David rivalled Jonathan, son of King Saul, for the throne of Israel. After slaying Goliath, David appeared before Saul with Goliath’s head in his hand: ‘And it came to pass, when he had made an end of speaking unto Saul, that the soul of Jonathan was knit with the soul of David, and Jonathan loved him as his own soul … And Jonathan stripped himself of the robe that was upon him, and gave it to David, and his garments, even to his sword, and to his bow, and to his girdle.’
One evening, Saul rebuked Jonathan for favouring David over his own father and family: ‘Thou son of the perverse rebellious woman, do not I know that thou hast chosen the son of Jesse to thine own confusion, and unto the confusion of thy mother’s nakedness?’
Upon learning of Jonathan’s death at the battle of Mount Gilboa, David lamented: ‘I am distressed for thee, my brother Jonathan: very pleasant hast thou been unto me: thy love to me was wonderful, passing the love of women.’
David and Jonathan each had a wife, and we are to believe that the love they so clearly shared was homosocial rather than homosexual.
I’ll return to David in Chapter 15, on the history of love.
In the Book of Ruth, Naomi is married to a man called Elimelech. A famine leads them and their two sons to move from Bethlehem to Moab. In time, Elimelech dies, as do their two sons, leaving Naomi and her two daughters-in-law destitute.
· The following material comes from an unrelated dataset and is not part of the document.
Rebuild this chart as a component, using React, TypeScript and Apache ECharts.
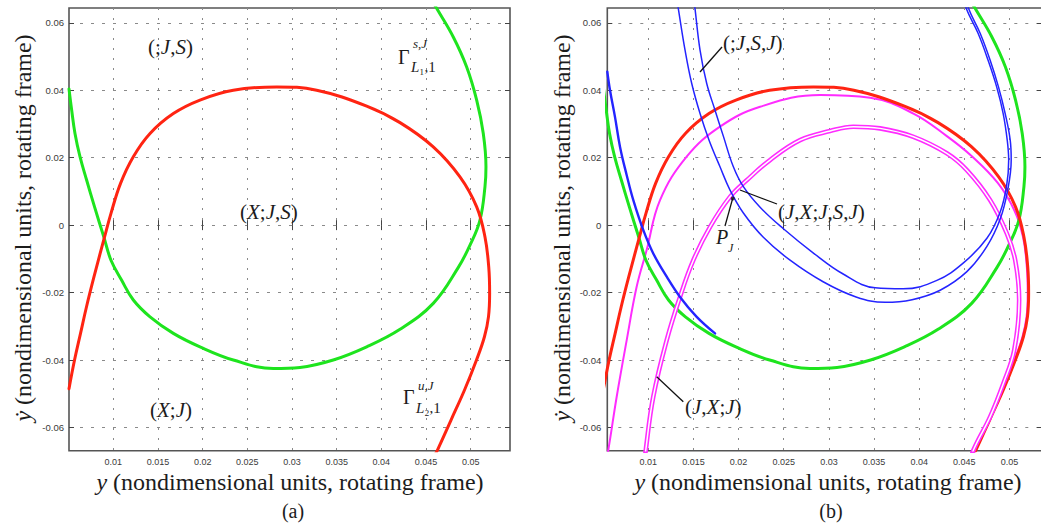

Naomi decides to return to Bethlehem, entreating her daughters-in-law, who are Moabites and thus from a different ethnic group, not to follow in her barren footsteps. But Ruth insists upon accompanying her, imploring:
Intreat me not to leave thee, or return from the following after thee: for whither thou goest, I will go; and where thou lodgest, I will lodge: thy people shall be my people, and thy God my God: Where thou diest, I will die, and there will be buried…
I don’t know about you, but that sounds more like a marriage vow than anything I might say to my mother-in-law.
When the pair arrive in Bethlehem, Naomi tells the Bethlehemites: ‘Do not call me Naomi, call me Mara (‘Bitter’), for the Almighty has dealt very bitterly with me.’ Ruth takes to gleaning in the barley fields of Boaz, who it transpires, is a kinsman of Elimelech, Naomi’s late husband. With Naomi’s encouragement, Ruth marries Boaz, who bears Ruth a son, Obed.
Curiously, it is as if Obed were the son of Naomi:
And the women said unto Naomi, Blessed be the Lord, which hath not left thee this day without a kinsman, that his name may be famous in Israel. And he shall be unto thee a restorer of thy life, and a nourisher of thine old age, for thy daughter in law, which loveth thee, which is better to thee than seven sons, hath born him. And Naomi took the child, and laid it in
her bosom, and became nurse unto it. And the women her neighbours gave it a name, saying, There is a son born to Naomi…
For the genealogy, Obed was the father of Jesse, and through Jesse, the grandfather of David.